* Data for this exercise
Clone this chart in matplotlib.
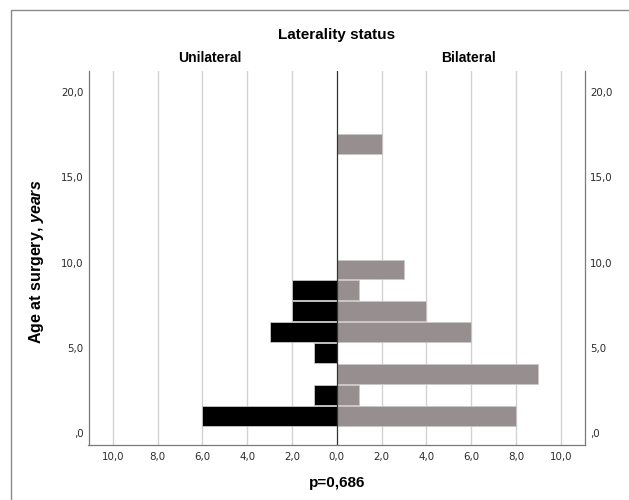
import matplotlib
matplotlib.use("Agg")
import matplotlib.pyplot as plt
from matplotlib.patches import Rectangle

plt.rcParams['font.family'] = ['Liberation Sans', 'DejaVu Sans']
plt.rcParams['mathtext.fontset'] = 'custom'
plt.rcParams['mathtext.it'] = 'Liberation Sans:italic:bold'
plt.rcParams['mathtext.rm'] = 'Liberation Sans:bold'

# ---- data ----
age_bin_centers = [1.0, 2.23, 3.46, 4.69, 5.92, 7.15, 8.37, 9.60, 16.98]
unilateral_counts = [6, 1, 0, 1, 3, 2, 2, 0, 0]
bilateral_counts = [8, 1, 9, 0, 6, 4, 1, 3, 2]
x_ticks = [-10, -8, -6, -4, -2, 0, 2, 4, 6, 8, 10]
x_tick_labels = ["10,0", "8,0", "6,0", "4,0", "2,0", "0,0", "2,0", "4,0", "6,0", "8,0", "10,0"]
y_ticks = [0, 5, 10, 15, 20]
y_tick_labels = [",0", "5,0", "10,0", "15,0", "20,0"]
title = "Laterality status"
left_label = "Unilateral"
right_label = "Bilateral"
y_label = r"Age at surgery,$\ \it{years}$"
p_text = "p=0,686"

W, H = 629, 500
fig = plt.figure(figsize=(W / 100, H / 100), dpi=100)

ax_left, ax_right, ax_top, ax_bottom = 88.5, 585, 71, 445
ax = fig.add_axes([ax_left / W, 1 - ax_bottom / H, (ax_right - ax_left) / W, (ax_bottom - ax_top) / H])

bar_h = 1.17
grey = "#978f8f"
edge = "#c9c6c6"
ax.barh(age_bin_centers, [-v for v in unilateral_counts], height=bar_h, color="black",
        edgecolor=edge, linewidth=0.6, zorder=3)
ax.barh(age_bin_centers, bilateral_counts, height=bar_h, color=grey,
        edgecolor=edge, linewidth=0.6, zorder=3)

for xv in x_ticks:
    if xv != 0:
        ax.axvline(xv, color="#d2d2d2", linewidth=1.0, zorder=1)
ax.axvline(0, color="#333333", linewidth=0.9, zorder=4)

ax.set_xlim(-11.08, 11.08)
ax.set_ylim(-0.70, 21.25)
ax.set_xticks(x_ticks)
ax.set_xticklabels(x_tick_labels, family="DejaVu Sans", fontsize=7.4, color="#2a2a2a")
ax.set_yticks(y_ticks)
ax.set_yticklabels(y_tick_labels, family="DejaVu Sans", fontsize=7.4, color="#2a2a2a")
ax.tick_params(axis="x", length=0, pad=5)
ax.tick_params(axis="y", length=0, pad=3.5, labelright=True)

for s in ["left", "right", "bottom"]:
    ax.spines[s].set_color("#7a7a7a")
    ax.spines[s].set_linewidth(0.9)
ax.spines["top"].set_visible(False)

# texts
fig.text(336.7 / W, 1 - 35 / H, title, ha="center", va="center", fontsize=11, fontweight="bold")
fig.text(210 / W, 1 - 58 / H, left_label, ha="center", va="center", fontsize=10, fontweight="bold")
fig.text(468 / W, 1 - 58 / H, right_label, ha="center", va="center", fontsize=10, fontweight="bold")
fig.text(36.5 / W, 1 - 261.5 / H, y_label, ha="center", va="center", rotation=90,
         fontsize=11.5, fontweight="bold")
fig.text(337.5 / W, 1 - 483 / H, p_text, ha="center", va="center", fontsize=11, fontweight="bold")

# outer frame
fig.patches.append(Rectangle((11 / W, -0.1), 1.2, 1.1 - 10 / H, transform=fig.transFigure,
                             fill=False, edgecolor="#8a8a8a", linewidth=1.0))

fig.savefig("out.png", dpi=100)
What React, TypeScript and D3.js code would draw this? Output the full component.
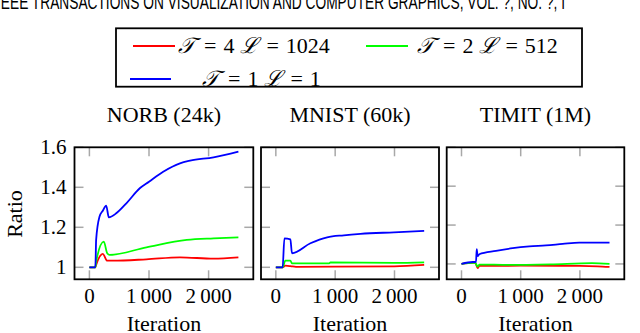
import React from 'react';
import * as d3 from 'd3';

// iteration, ratio pairs
const norbRed: [number, number][] = [[0, 1], [100, 1], [113, 1.012], [225, 1.067], [299, 1.033], [394, 1.033], [957, 1.04], [1520, 1.05], [2083, 1.043], [2500, 1.05]];
const norbGreen: [number, number][] = [[0, 1], [100, 1], [113, 1.028], [242, 1.128], [299, 1.07], [338, 1.062], [957, 1.1], [1633, 1.137], [2083, 1.145], [2500, 1.15]];
const norbBlue: [number, number][] = [[0, 1], [100, 1], [113, 1.137], [169, 1.253], [225, 1.283], [282, 1.308], [326, 1.25], [451, 1.27], [620, 1.32], [845, 1.395], [1000, 1.428], [1238, 1.478], [1520, 1.52], [1689, 1.533], [2083, 1.55], [2500, 1.578]];

const mnistRed: [number, number][] = [[0, 1], [115, 1], [160, 1.008], [245, 1.006], [340, 1.002], [1000, 1.003], [2000, 1.005], [2500, 1.012]];
const mnistGreen: [number, number][] = [[0, 1], [115, 1], [160, 1.033], [245, 1.033], [272, 1.02], [900, 1.02], [920, 1.024], [2000, 1.022], [2500, 1.025]];
const mnistBlue: [number, number][] = [[0, 1], [115, 1], [144, 1.145], [245, 1.14], [272, 1.07], [583, 1.12], [865, 1.15], [1146, 1.16], [1427, 1.167], [1990, 1.175], [2500, 1.182]];

const timitRed: [number, number][] = [[0, 1], [190, 1.005], [233, 1.005], [273, 0.978], [300, 0.99], [1000, 0.991], [2000, 0.99], [2300, 0.988], [2500, 0.985]];
const timitGreen: [number, number][] = [[0, 1], [190, 1.005], [233, 1.005], [273, 0.986], [300, 0.997], [800, 0.995], [1500, 0.998], [2200, 1.004], [2500, 1.0]];
const timitBlue: [number, number][] = [[0, 1], [190, 1.01], [245, 1.01], [257, 1.076], [273, 1.04], [300, 1.05], [583, 1.067], [865, 1.081], [1146, 1.09], [1427, 1.095], [1709, 1.103], [1990, 1.11], [2500, 1.11]];

const panelTitles = ['NORB (24k)', 'MNIST (60k)', 'TIMIT (1M)'];
const xTicks = [0, 1000, 2000];
const yTicks = [1, 1.2, 1.4, 1.6];
const seriesColors = ['#ff0000', '#00ff00', '#0000ff'];

const panels = [
  { title: panelTitles[0], left: 74.5, right: 253.3, ymin: 0.94, series: [norbRed, norbGreen, norbBlue] },
  { title: panelTitles[1], left: 261, right: 439, ymin: 0.94, series: [mnistRed, mnistGreen, mnistBlue] },
  { title: panelTitles[2], left: 446.7, right: 624.3, ymin: 0.921, series: [timitRed, timitGreen, timitBlue] },
];

const TOP = 147.3;
const BOTTOM = 279.3;
const serif = '"Liberation Serif", serif';

const fmtTick = (v: number) => (v >= 1000 ? d3.format(',')(v).replace(',', '\u2009') : String(v));

function Panel({ p, idx }: { p: typeof panels[0]; idx: number }) {
  const x = d3.scaleLinear().domain([-250, 2750]).range([p.left, p.right]);
  const y = d3.scaleLinear().domain([p.ymin, 1.6]).range([BOTTOM, TOP]);
  const line = d3.line<[number, number]>().x(d => x(d[0])).y(d => y(d[1])).curve(d3.curveMonotoneX);
  const tl = 9;
  const cx = (p.left + p.right) / 2;
  return (
    <g>
      <text x={cx} y={122} textAnchor="middle" fontFamily={serif} fontSize={22}>{p.title}</text>
      {xTicks.map(t => (
        <g key={'x' + t}>
          <line x1={x(t)} x2={x(t)} y1={BOTTOM} y2={BOTTOM - tl} stroke="#a8a8a8" strokeWidth={1.5} />
          <line x1={x(t)} x2={x(t)} y1={TOP} y2={TOP + tl} stroke="#a8a8a8" strokeWidth={1.5} />
          <text x={x(t)} y={303} textAnchor="middle" fontFamily={serif} fontSize={21}>{fmtTick(t)}</text>
        </g>
      ))}
      {yTicks.map(t => (
        <g key={'y' + t}>
          <line x1={p.left} x2={p.left + tl} y1={y(t)} y2={y(t)} stroke="#a8a8a8" strokeWidth={1.5} />
          <line x1={p.right} x2={p.right - tl} y1={y(t)} y2={y(t)} stroke="#a8a8a8" strokeWidth={1.5} />
          {idx === 0 && (
            <text x={p.left - 8} y={y(t) + 7} textAnchor="end" fontFamily={serif} fontSize={21}>{String(t)}</text>
          )}
        </g>
      ))}
      {p.series.map((s, i) => (
        <path key={i} d={line(s) || ''} fill="none" stroke={seriesColors[i]} strokeWidth={1.8} strokeLinejoin="round" />
      ))}
      <rect x={p.left} y={TOP} width={p.right - p.left} height={BOTTOM - TOP} fill="none" stroke="#000" strokeWidth={1.8} />
      <text x={cx} y={331} textAnchor="middle" fontFamily={serif} fontSize={22}>Iteration</text>
    </g>
  );
}

function LegendLabel({ x, y, t, l }: { x: number; y: number; t: string; l: string }) {
  return (
    <text x={x} y={y} fontFamily={serif} fontSize={22}>
      <tspan fontStyle="italic">𝒯</tspan>
      <tspan dx={9}>=</tspan>
      <tspan dx={7}>{t}</tspan>
      <tspan dx={6} fontStyle="italic">ℒ</tspan>
      <tspan dx={8}>=</tspan>
      <tspan dx={7}>{l}</tspan>
    </text>
  );
}

export default function App() {
  return (
    <svg width={640} height={333} style={{ position: 'absolute', left: 0, top: 0, background: '#fff' }}>
      <text x={-3} y={9} fontFamily='"Liberation Sans", sans-serif' fontSize={20} textLength={568} lengthAdjust="spacingAndGlyphs">
        IEEE TRANSACTIONS ON VISUALIZATION AND COMPUTER GRAPHICS, VOL. ?, NO. ?, I
      </text>
      <rect x={116} y={28.3} width={466} height={58.4} fill="#fff" stroke="#000" strokeWidth={1.8} />
      <line x1={133} x2={175} y1={46} y2={46} stroke={seriesColors[0]} strokeWidth={2} />
      <LegendLabel x={178} y={53} t="4" l="1024" />
      <line x1={366} x2={408} y1={46} y2={46} stroke={seriesColors[1]} strokeWidth={2} />
      <LegendLabel x={417} y={53} t="2" l="512" />
      <line x1={130} x2={171} y1={79} y2={79} stroke={seriesColors[2]} strokeWidth={2} />
      <LegendLabel x={202} y={85.5} t="1" l="1" />
      <text transform="translate(22,214) rotate(-90)" textAnchor="middle" fontFamily={serif} fontSize={22}>Ratio</text>
      {panels.map((p, i) => <Panel key={i} p={p} idx={i} />)}
    </svg>
  );
}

* Exercise aim
Return only the lines running from the top of the data to the line that holds "plt.rcParams['mathtext.rm'] = 'Liberation". Include both of those lines, but skip the pictures.

* Reply to the task
Clone this chart in matplotlib.
import matplotlib
matplotlib.use("Agg")
import matplotlib.pyplot as plt
from matplotlib.patches import Rectangle

plt.rcParams['font.family'] = ['Liberation Sans', 'DejaVu Sans']
plt.rcParams['mathtext.fontset'] = 'custom'
plt.rcParams['mathtext.it'] = 'Liberation Sans:italic:bold'
plt.rcParams['mathtext.rm'] = 'Liberation Sans:bold'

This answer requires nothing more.